Systems theory, originating from the work of Ludwig von Bertalanffy (1968), provides a foundational perspective on the interconnectedness and feedback loops that characterize complex systems. In social contexts, this translates into the recognition that individual behavior both shapes and is shaped by the broader relational environment. This bidirectionality is central to understanding how trust can cascade, how betrayal can fracture networks, and how social resilience or collapse can emerge from micro-level interactions.
Building upon systems thinking, network theory introduces formal tools for representing and analyzing these interactions. Pioneering work by Wasserman and Faust (1994) and later advances in computational social science (Lazer et al., 2009) have enabled the mapping of relational topologies---highlighting centrality, clustering, and influence propagation within social systems.
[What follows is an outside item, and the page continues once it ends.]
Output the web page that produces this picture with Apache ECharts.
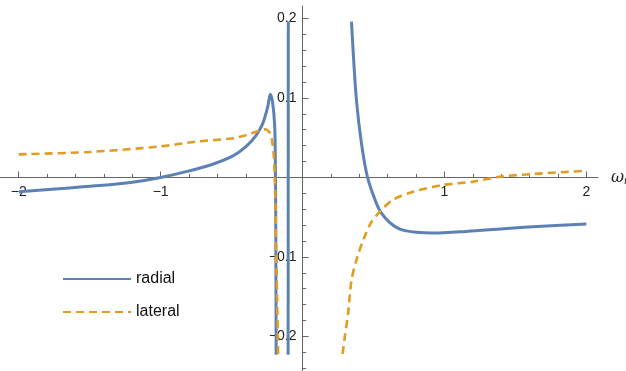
<!DOCTYPE html>
<html>
<head>
<meta charset="utf-8">
<script src="https://cdn.jsdelivr.net/npm/echarts@6/dist/echarts.min.js"></script>
<style>
  html, body { margin: 0; padding: 0; background: #fff; }
  #main { width: 626px; height: 371px; }
</style>
</head>
<body>
<div id="main"></div>
<script>
// radial, left branch up to the first pole
var radialLeftX = [-2.0, -1.67, -1.43, -1.2, -1.0, -0.82, -0.633, -0.49, -0.397, -0.327, -0.28, -0.245, -0.2275, -0.21, -0.196, -0.192, -0.189, -0.186];
var radialLeftY = [-0.018, -0.0136, -0.0103, -0.006, 0.0, 0.0073, 0.0166, 0.027, 0.039, 0.053, 0.068, 0.089, 0.1045, 0.093, 0.064, 0.022, -0.05, -0.223];
// radial, steep crossing near -0.1
var radialPoleX = [-0.1015, -0.1005];
var radialPoleY = [-0.223, 0.196];
// radial, right branch
var radialRightX = [0.345, 0.356, 0.380, 0.415, 0.458, 0.519, 0.556, 0.615, 0.685, 0.803, 0.918, 1.155, 1.389, 1.622, 2.0];
var radialRightY = [0.196, 0.160, 0.097, 0.043, 0.0, -0.032, -0.045, -0.057, -0.065, -0.069, -0.070, -0.068, -0.065, -0.062, -0.0585];

// lateral
var lateralLeftX = [-2.0, -1.5, -1.0, -0.75, -0.5, -0.4, -0.3, -0.2655, -0.23, -0.214, -0.202, -0.195, -0.185, -0.172];
var lateralLeftY = [0.029, 0.032, 0.039, 0.045, 0.049, 0.053, 0.059, 0.0605, 0.056, 0.045, 0.026, -0.003, -0.1, -0.223];
var lateralRightX = [0.282, 0.298, 0.321, 0.345, 0.380, 0.427, 0.486, 0.556, 0.638, 0.779, 0.99, 1.2, 1.389, 1.624, 2.0];
var lateralRightY = [-0.222, -0.200, -0.171, -0.129, -0.104, -0.079, -0.056, -0.041, -0.028, -0.018, -0.0096, -0.0054, 0.0009, 0.0043, 0.0084];

var xMajor = [-2, -1, 1, 2];
var yMajor = [-0.2, -0.1, 0.1, 0.2];

function pairs(xs, ys) {
    var out = [];
    for (var i = 0; i < xs.length; i++) out.push([xs[i], ys[i]]);
    return out;
}
function minus(v) { return String(v).replace('-', '\u2212'); }

var xMin = -2.132, xMax = 2.082, yMin = -0.2435, yMax = 0.2156;
var axisCol = '#666';
var blue = '#5E81B5', orange = '#E19C24';

var myChart = echarts.init(document.getElementById('main'));

function radialSeries(d) {
    return {
        name: 'radial', type: 'line', data: d, symbol: 'none', smooth: 0.3,
        clip: true, color: blue,
        lineStyle: { color: blue, width: 3 }, z: 3
    };
}
function lateralSeries(d) {
    return {
        name: 'lateral', type: 'line', data: d, symbol: 'none', smooth: 0.3,
        clip: true, color: orange,
        lineStyle: { color: orange, width: 2.6, type: [8, 5] }, z: 4
    };
}

var option = {
    animation: false,
    grid: { left: 0, right: 28, top: 6, bottom: 0, outerBoundsMode: 'none', containLabel: false },
    legend: {
        orient: 'vertical', left: 62, top: 271, padding: 0,
        itemWidth: 68, itemHeight: 16, itemGap: 17,
        itemStyle: { opacity: 0 },
        textStyle: { fontFamily: 'Liberation Sans', fontSize: 16, color: '#111' },
        data: ['radial', 'lateral']
    },
    xAxis: {
        type: 'value', min: xMin, max: xMax,
        name: '{w|ω}{s|t}', nameLocation: 'end', nameGap: 13,
        nameTextStyle: {
            rich: {
                w: { fontFamily: 'DejaVu Serif', fontStyle: 'italic', fontSize: 16, color: '#222' },
                s: { fontFamily: 'DejaVu Serif', fontStyle: 'italic', fontSize: 10, color: '#222', padding: [8, 0, 0, 0] }
            }
        },
        axisLine: { onZero: true, lineStyle: { color: axisCol, width: 1 } },
        axisTick: { show: true, inside: true, length: 6, customValues: xMajor, lineStyle: { color: axisCol } },
        minorTick: { show: true, splitNumber: 5, length: 3.5, lineStyle: { color: axisCol } },
        axisLabel: {
            customValues: xMajor, margin: 8, color: '#222', fontSize: 14, fontFamily: 'Liberation Sans',
            formatter: minus
        },
        splitLine: { show: false }
    },
    yAxis: {
        type: 'value', min: yMin, max: yMax,
        axisLine: { onZero: true, lineStyle: { color: axisCol, width: 1 } },
        axisTick: { show: true, inside: true, length: 6, customValues: yMajor, lineStyle: { color: axisCol } },
        minorTick: { show: true, splitNumber: 5, length: 3.5, lineStyle: { color: axisCol } },
        axisLabel: {
            customValues: yMajor, margin: 6, color: '#222', fontSize: 14, fontFamily: 'Liberation Sans',
            formatter: minus
        },
        splitLine: { show: false }
    },
    series: [
        radialSeries(pairs(radialLeftX, radialLeftY)),
        radialSeries(pairs(radialPoleX, radialPoleY)),
        radialSeries(pairs(radialRightX, radialRightY)),
        lateralSeries(pairs(lateralLeftX, lateralLeftY)),
        lateralSeries(pairs(lateralRightX, lateralRightY))
    ]
};

myChart.setOption(option, true);

// tick labels stay at the grid edge when the axis line is on zero,
// so pull them in to the zero lines
var zeroY = myChart.convertToPixel({ yAxisIndex: 0 }, 0);
var zeroX = myChart.convertToPixel({ xAxisIndex: 0 }, 0);
var bottomEdge = myChart.getHeight() - option.grid.bottom;
var leftEdge = option.grid.left;
myChart.setOption({
    xAxis: { axisLabel: { margin: 8 - (bottomEdge - zeroY) } },
    yAxis: { axisLabel: { margin: 6 - (zeroX - leftEdge) } }
});
</script>
</body>
</html>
Concepts such as small-world networks (Watts & Strogatz, 1998) and scale-free networks (Barabsi & Albert, 1999) offer powerful analogues to real-world social fabrics, where trust and betrayal do not occur in a vacuum but ripple through chains of association.
Importantly, networked models expose the non-uniform distribution of social capital and vulnerability. Certain individuals (hubs) exert disproportionate influence; others form bridges between otherwise disconnected clusters. In this context, a betrayal by a high-centrality node (e.g., a close ally or leader) may carry systemic consequences---amplifying distrust or triggering reevaluation of multiple ties. Conversely, isolated nodes may engage in tactical alliances without significantly perturbing the broader system.
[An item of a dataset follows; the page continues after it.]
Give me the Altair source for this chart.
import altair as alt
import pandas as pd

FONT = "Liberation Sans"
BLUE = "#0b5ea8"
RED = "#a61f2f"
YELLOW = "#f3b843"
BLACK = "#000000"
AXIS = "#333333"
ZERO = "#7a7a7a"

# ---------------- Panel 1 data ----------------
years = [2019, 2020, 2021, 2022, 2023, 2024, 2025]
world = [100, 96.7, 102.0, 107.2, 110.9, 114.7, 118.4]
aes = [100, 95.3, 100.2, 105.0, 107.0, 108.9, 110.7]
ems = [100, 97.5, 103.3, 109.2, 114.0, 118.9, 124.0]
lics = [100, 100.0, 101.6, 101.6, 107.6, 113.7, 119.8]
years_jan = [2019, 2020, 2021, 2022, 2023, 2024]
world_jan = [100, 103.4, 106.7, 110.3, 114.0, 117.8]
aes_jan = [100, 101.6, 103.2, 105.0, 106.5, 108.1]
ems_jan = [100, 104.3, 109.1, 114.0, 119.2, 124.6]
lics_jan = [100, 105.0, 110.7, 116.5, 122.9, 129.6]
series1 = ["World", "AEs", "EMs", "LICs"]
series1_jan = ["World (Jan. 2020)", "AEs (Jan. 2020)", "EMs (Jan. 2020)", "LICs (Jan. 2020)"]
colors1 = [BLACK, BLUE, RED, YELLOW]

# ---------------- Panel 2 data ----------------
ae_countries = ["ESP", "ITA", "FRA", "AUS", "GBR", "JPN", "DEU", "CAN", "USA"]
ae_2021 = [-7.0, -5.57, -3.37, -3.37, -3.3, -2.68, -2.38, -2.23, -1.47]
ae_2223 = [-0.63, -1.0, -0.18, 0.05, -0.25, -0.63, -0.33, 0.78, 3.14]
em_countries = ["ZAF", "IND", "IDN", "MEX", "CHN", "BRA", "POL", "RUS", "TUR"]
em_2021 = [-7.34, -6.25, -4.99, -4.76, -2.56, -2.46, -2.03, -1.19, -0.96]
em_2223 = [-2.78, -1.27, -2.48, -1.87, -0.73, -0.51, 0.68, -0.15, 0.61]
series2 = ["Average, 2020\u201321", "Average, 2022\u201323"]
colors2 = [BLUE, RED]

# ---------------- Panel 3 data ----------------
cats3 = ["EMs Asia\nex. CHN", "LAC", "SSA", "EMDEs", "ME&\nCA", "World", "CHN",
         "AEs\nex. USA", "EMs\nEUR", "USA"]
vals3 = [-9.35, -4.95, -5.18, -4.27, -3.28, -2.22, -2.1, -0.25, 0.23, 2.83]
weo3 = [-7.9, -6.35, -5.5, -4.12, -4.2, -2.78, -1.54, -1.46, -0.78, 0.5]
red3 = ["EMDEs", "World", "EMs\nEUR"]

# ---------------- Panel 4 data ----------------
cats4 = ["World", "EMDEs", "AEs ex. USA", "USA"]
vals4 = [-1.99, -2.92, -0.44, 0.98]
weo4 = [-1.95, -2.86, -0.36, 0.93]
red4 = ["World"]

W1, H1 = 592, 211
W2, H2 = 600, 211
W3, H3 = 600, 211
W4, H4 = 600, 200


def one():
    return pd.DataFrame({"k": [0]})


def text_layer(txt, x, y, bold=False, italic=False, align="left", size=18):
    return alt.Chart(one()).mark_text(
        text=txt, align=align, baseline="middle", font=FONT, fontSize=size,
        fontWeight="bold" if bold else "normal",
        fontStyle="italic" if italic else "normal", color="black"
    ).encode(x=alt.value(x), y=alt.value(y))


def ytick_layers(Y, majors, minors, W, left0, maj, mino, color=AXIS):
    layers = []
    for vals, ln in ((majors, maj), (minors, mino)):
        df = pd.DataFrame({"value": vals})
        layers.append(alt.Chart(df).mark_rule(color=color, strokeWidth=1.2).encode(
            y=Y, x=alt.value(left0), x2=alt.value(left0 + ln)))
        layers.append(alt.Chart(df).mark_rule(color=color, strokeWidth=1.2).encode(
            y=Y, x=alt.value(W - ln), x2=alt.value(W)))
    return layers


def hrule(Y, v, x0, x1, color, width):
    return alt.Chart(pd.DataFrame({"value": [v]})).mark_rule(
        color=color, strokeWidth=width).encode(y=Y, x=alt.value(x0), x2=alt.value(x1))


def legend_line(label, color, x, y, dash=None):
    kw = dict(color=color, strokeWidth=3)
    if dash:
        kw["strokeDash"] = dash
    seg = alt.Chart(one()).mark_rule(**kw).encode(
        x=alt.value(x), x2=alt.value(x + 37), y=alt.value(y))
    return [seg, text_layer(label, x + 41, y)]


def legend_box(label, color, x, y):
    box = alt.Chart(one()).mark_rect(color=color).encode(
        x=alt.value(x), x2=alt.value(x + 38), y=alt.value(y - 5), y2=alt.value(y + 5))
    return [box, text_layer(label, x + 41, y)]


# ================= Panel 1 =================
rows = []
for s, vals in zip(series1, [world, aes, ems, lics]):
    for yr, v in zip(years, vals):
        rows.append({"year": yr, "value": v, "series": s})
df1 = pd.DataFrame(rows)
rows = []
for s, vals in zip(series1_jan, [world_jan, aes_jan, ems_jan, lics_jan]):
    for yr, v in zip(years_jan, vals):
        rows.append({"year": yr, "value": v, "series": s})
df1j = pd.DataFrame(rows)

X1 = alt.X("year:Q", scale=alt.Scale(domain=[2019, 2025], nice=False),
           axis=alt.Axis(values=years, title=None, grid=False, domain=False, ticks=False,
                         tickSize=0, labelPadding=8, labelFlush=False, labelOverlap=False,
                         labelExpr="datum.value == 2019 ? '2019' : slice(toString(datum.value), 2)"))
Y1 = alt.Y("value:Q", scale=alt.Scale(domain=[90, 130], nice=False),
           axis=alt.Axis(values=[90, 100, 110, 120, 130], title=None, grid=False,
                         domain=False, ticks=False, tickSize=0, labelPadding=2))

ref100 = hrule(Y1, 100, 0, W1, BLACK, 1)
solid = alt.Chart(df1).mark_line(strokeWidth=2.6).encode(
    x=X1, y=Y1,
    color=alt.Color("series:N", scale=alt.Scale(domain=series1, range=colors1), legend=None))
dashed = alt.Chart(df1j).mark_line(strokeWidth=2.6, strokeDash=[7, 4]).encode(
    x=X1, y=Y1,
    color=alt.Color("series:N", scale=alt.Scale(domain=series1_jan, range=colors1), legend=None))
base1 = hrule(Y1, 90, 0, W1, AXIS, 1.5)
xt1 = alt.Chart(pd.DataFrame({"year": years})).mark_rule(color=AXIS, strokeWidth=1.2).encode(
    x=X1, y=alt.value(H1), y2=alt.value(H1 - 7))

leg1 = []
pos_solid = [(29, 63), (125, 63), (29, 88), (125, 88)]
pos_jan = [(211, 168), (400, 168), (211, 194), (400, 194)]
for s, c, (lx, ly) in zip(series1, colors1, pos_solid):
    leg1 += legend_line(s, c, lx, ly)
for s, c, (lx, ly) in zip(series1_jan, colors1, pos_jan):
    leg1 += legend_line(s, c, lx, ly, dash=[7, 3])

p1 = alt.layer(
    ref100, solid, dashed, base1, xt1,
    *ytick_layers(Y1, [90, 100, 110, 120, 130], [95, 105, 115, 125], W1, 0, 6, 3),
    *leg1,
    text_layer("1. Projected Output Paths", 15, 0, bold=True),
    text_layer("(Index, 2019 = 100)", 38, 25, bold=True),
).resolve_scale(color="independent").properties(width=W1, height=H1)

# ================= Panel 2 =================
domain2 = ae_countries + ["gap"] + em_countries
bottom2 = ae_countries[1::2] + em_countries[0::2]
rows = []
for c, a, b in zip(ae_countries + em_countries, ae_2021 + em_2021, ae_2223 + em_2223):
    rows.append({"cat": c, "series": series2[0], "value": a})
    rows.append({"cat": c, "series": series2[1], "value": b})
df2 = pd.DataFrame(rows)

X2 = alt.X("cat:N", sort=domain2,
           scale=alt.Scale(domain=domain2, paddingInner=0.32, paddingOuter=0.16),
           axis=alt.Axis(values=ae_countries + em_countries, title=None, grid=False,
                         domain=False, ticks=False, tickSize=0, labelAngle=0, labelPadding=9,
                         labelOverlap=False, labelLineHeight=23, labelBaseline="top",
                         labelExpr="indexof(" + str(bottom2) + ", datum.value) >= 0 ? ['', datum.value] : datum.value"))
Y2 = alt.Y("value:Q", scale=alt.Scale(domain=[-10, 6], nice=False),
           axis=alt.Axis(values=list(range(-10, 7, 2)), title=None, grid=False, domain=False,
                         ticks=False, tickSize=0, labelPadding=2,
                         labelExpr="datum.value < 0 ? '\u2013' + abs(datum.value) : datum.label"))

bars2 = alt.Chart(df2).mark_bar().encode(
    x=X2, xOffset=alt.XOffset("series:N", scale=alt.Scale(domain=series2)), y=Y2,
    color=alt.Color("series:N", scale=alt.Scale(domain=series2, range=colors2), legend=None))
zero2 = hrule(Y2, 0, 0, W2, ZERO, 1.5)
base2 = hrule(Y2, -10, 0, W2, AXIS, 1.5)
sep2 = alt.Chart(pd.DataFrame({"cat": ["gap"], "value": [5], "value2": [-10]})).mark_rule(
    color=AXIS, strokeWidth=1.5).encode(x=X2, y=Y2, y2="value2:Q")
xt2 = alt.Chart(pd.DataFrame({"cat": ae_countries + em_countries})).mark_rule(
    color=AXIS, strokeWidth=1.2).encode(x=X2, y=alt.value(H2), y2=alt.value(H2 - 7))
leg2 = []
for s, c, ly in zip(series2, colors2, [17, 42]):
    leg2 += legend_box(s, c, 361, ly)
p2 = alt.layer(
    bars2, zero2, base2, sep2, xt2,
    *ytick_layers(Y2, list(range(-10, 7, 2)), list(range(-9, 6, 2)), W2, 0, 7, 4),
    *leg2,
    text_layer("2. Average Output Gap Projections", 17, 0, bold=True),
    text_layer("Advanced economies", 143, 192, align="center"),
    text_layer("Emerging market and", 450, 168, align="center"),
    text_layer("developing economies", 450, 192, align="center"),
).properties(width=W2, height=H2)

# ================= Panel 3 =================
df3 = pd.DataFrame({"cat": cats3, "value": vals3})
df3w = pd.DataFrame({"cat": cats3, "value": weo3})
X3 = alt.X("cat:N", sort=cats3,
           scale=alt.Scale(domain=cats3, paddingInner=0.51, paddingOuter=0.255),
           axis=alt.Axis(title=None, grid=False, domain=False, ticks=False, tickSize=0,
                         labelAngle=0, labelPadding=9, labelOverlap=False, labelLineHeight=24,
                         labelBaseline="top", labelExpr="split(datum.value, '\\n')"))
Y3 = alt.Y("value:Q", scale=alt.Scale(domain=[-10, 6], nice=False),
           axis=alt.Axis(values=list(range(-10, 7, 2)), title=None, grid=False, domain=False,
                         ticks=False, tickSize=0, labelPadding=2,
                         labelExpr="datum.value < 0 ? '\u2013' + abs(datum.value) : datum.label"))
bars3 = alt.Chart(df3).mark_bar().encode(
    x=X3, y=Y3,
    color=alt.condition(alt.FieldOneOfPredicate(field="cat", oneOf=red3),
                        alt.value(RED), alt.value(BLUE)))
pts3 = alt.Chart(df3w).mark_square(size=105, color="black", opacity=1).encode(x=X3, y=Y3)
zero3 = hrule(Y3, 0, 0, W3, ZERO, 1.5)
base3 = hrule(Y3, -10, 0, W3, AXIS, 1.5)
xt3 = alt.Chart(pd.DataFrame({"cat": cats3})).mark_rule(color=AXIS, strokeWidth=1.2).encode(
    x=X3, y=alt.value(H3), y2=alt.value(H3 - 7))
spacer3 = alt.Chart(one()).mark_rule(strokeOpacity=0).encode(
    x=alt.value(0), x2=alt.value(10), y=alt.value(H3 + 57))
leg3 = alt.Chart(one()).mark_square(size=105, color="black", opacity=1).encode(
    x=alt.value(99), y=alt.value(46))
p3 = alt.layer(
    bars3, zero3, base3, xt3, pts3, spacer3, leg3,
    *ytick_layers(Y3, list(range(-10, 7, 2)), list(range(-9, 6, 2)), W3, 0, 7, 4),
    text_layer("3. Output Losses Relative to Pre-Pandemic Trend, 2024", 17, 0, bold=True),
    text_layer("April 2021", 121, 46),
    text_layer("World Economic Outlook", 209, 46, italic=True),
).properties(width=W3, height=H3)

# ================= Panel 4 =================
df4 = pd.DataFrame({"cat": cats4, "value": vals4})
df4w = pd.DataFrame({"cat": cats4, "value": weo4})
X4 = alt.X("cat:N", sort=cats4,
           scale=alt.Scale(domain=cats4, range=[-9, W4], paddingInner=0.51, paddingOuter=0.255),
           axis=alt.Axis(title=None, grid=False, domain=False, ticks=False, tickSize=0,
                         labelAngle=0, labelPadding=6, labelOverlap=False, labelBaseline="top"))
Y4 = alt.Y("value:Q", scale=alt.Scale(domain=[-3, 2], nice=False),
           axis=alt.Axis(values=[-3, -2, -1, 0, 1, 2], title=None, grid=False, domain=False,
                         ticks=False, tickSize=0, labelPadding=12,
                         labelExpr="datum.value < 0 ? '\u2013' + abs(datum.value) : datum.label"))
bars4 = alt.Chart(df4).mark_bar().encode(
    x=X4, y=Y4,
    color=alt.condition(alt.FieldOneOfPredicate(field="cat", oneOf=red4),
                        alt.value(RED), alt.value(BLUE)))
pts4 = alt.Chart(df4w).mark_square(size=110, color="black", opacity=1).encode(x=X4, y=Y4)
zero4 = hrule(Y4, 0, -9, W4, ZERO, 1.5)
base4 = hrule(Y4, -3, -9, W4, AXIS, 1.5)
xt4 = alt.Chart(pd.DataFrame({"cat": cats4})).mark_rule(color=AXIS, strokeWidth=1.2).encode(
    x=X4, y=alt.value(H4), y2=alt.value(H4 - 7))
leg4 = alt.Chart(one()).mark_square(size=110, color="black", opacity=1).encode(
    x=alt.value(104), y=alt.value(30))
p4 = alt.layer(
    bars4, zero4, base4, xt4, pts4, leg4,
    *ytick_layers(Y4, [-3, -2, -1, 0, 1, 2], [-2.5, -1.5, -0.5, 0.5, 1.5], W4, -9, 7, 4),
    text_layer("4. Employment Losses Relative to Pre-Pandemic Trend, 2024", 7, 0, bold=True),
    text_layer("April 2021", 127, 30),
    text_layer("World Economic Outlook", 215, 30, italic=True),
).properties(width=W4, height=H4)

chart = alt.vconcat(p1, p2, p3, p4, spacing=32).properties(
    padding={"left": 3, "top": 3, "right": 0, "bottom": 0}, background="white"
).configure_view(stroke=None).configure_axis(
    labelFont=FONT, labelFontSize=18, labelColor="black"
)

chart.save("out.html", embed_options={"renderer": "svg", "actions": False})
The Adaptive Relational Zoning (ARZ) model draws from this systems and network literature by treating relational positions not merely as psychological dispositions but as adaptive coordinates within a dynamic social field. Each "zone" in ARZ (White, Green, Yellow, Red, Black, and Jernih) represents an emergent state within a relational vector space, responsive to inputs such as reciprocity, betrayal signals, utility shifts, and social signaling. Transitions between zones are governed not only by bilateral exchanges but also by network feedback, where the movement of others (e.g., mutual allies or shared adversaries) can influence zone recalibration.
Thus, the ARZ model does not assume a fixed social graph but an evolving relational landscape, where zones act as semi-permeable membranes, and individuals navigate their positions using strategies akin to agent-based learning in adaptive systems. This reconceptualization integrates systemic feedback, multi-agent influence, and relational inertia, offering a more robust formalism for understanding high-resolution human dynamics in both micro and macro social environments.
D. Complexity and Adaptivity in Human Systems
The study of human relational systems increasingly acknowledges that these systems are complex, adaptive, and nonlinear, rather than static, predictable, or reducible to simple models. Complexity theory, drawn from the work of scholars such as John Holland (1992) and Murray Gell-Mann (1994), emphasizes that individuals in a social environment behave as agents embedded in dynamic networks, responding and adapting to each other and to shifting environmental cues in real-time.
Unlike closed systems, human social systems are open-ended and subject to continuous feedback. Every interaction not only reflects the current state of relations but also contributes to future configurations of trust, suspicion, alliance, and opposition. This phenomenon aligns with the concept of path-dependence---where the history of interactions influences and constrains future states---yet remains flexible enough to accommodate discontinuities, bifurcations, and phase transitions akin to those observed in thermodynamic and ecological systems (Prigogine & Stengers, 1984).
Adaptivity, a core trait of agents in complex systems, implies that relational responses are not uniform but strategically modulated based on perceived patterns of behavior, prior outcomes, emotional weighting, and utility optimization. For instance, an individual may forgive a betrayal from a trusted ally (White Zone) while retaliating for the same behavior from an untrusted opportunist (Red or Black Zone). This differential reactivity underscores the limitations of static moral or social heuristics, reinforcing the need for a multi-zonal, conditional, and strategic model.
Incorporating insights from bounded rationality (Simon, 1957), humans are not omniscient calculators but adaptive problem-solvers, operating under constraints of information, time, and cognitive bandwidth. Therefore, zonal social reasoning---wherein individuals rapidly categorize others into context-sensitive relational zones---may reflect an evolutionarily conserved cognitive strategy to reduce decision complexity in high-stakes, information-sparse environments.
Further, when individuals are viewed as semi-autonomous agents, capable of learning, forgetting, and updating relational strategies, social life becomes a form of distributed computation. The Adaptive Relational Zoning (ARZ) model captures this computational dimension by proposing that zones are not merely psychological or emotional categories but emergent outputs from ongoing internal calculations regarding trust, reciprocity, threat, and potential reward.